Copy the lines below as they are; omit the images they contain.
== Provided data
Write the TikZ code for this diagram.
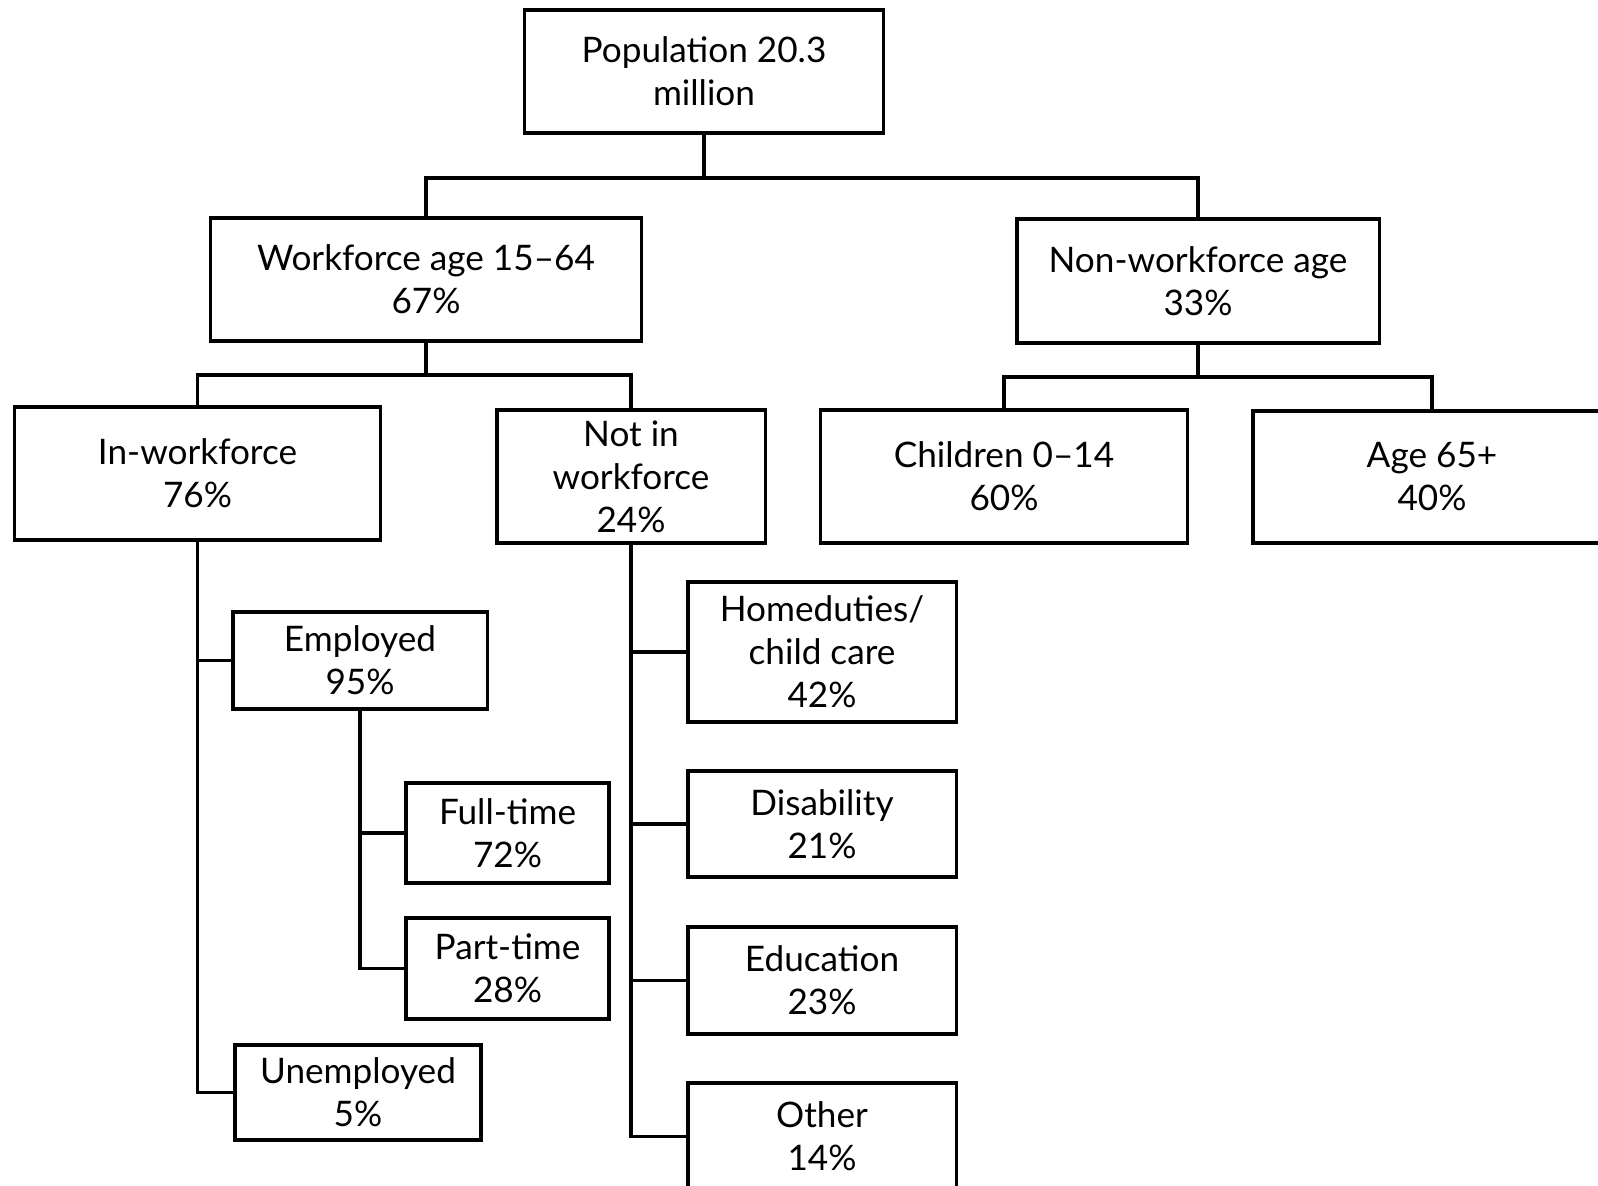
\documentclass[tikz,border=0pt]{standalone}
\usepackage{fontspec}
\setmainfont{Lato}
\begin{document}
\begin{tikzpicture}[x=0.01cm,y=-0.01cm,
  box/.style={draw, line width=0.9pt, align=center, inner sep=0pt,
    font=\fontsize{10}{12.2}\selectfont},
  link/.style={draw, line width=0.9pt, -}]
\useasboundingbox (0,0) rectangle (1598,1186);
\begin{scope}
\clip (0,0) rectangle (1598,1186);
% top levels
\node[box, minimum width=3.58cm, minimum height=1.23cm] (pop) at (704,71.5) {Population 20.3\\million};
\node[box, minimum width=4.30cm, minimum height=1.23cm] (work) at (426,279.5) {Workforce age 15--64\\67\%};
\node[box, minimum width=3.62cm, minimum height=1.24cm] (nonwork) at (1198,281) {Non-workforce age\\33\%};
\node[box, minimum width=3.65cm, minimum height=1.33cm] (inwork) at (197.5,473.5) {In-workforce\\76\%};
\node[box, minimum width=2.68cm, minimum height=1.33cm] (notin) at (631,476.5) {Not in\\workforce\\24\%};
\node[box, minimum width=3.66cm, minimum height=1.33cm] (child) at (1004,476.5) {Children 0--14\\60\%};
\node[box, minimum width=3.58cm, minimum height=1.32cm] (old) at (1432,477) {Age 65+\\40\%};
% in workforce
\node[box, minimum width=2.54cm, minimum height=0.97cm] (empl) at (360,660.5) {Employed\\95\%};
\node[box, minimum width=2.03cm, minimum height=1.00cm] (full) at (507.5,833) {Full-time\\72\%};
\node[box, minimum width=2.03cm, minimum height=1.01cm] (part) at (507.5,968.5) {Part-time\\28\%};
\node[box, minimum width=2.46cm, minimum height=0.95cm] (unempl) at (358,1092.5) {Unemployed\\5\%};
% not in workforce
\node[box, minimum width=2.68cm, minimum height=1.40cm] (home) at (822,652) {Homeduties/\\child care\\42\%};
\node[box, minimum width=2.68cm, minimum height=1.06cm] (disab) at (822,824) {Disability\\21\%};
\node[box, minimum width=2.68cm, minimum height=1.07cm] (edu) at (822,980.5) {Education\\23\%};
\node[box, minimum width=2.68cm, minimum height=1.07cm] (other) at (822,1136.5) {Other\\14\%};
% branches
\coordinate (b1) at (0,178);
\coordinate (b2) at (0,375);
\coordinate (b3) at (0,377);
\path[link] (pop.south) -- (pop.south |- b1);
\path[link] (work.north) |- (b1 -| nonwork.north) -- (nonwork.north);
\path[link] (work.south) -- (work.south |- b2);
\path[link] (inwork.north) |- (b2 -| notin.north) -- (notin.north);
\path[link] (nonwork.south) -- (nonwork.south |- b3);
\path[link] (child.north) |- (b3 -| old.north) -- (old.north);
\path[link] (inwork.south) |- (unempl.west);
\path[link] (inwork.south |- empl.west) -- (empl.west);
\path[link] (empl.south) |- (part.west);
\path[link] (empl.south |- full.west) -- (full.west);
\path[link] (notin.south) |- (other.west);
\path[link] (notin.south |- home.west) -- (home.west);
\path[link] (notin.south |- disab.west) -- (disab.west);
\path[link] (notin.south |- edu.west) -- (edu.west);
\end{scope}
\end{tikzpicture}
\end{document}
====
● Solution to this task
Write the TikZ code for this diagram.
\documentclass[tikz,border=0pt]{standalone}
\usepackage{fontspec}
\setmainfont{Lato}
\begin{document}
\begin{tikzpicture}[x=0.01cm,y=-0.01cm,
  box/.style={draw, line width=0.9pt, align=center, inner sep=0pt,
    font=\fontsize{10}{12.2}\selectfont},
  link/.style={draw, line width=0.9pt, -}]
\useasboundingbox (0,0) rectangle (1598,1186);
\begin{scope}
\clip (0,0) rectangle (1598,1186);
% top levels
\node[box, minimum width=3.58cm, minimum height=1.23cm] (pop) at (704,71.5) {Population 20.3\\million};
\node[box, minimum width=4.30cm, minimum height=1.23cm] (work) at (426,279.5) {Workforce age 15--64\\67\%};
\node[box, minimum width=3.62cm, minimum height=1.24cm] (nonwork) at (1198,281) {Non-workforce age\\33\%};
\node[box, minimum width=3.65cm, minimum height=1.33cm] (inwork) at (197.5,473.5) {In-workforce\\76\%};
\node[box, minimum width=2.68cm, minimum height=1.33cm] (notin) at (631,476.5) {Not in\\workforce\\24\%};
\node[box, minimum width=3.66cm, minimum height=1.33cm] (child) at (1004,476.5) {Children 0--14\\60\%};
\node[box, minimum width=3.58cm, minimum height=1.32cm] (old) at (1432,477) {Age 65+\\40\%};
% in workforce
\node[box, minimum width=2.54cm, minimum height=0.97cm] (empl) at (360,660.5) {Employed\\95\%};
\node[box, minimum width=2.03cm, minimum height=1.00cm] (full) at (507.5,833) {Full-time\\72\%};
\node[box, minimum width=2.03cm, minimum height=1.01cm] (part) at (507.5,968.5) {Part-time\\28\%};
\node[box, minimum width=2.46cm, minimum height=0.95cm] (unempl) at (358,1092.5) {Unemployed\\5\%};
% not in workforce
\node[box, minimum width=2.68cm, minimum height=1.40cm] (home) at (822,652) {Homeduties/\\child care\\42\%};
\node[box, minimum width=2.68cm, minimum height=1.06cm] (disab) at (822,824) {Disability\\21\%};
\node[box, minimum width=2.68cm, minimum height=1.07cm] (edu) at (822,980.5) {Education\\23\%};
\node[box, minimum width=2.68cm, minimum height=1.07cm] (other) at (822,1136.5) {Other\\14\%};
% branches
\coordinate (b1) at (0,178);
\coordinate (b2) at (0,375);
\coordinate (b3) at (0,377);
\path[link] (pop.south) -- (pop.south |- b1);
\path[link] (work.north) |- (b1 -| nonwork.north) -- (nonwork.north);
\path[link] (work.south) -- (work.south |- b2);
\path[link] (inwork.north) |- (b2 -| notin.north) -- (notin.north);
\path[link] (nonwork.south) -- (nonwork.south |- b3);
\path[link] (child.north) |- (b3 -| old.north) -- (old.north);
\path[link] (inwork.south) |- (unempl.west);
\path[link] (inwork.south |- empl.west) -- (empl.west);
\path[link] (empl.south) |- (part.west);
\path[link] (empl.south |- full.west) -- (full.west);
\path[link] (notin.south) |- (other.west);
\path[link] (notin.south |- home.west) -- (home.west);
\path[link] (notin.south |- disab.west) -- (disab.west);
\path[link] (notin.south |- edu.west) -- (edu.west);
\end{scope}
\end{tikzpicture}
\end{document}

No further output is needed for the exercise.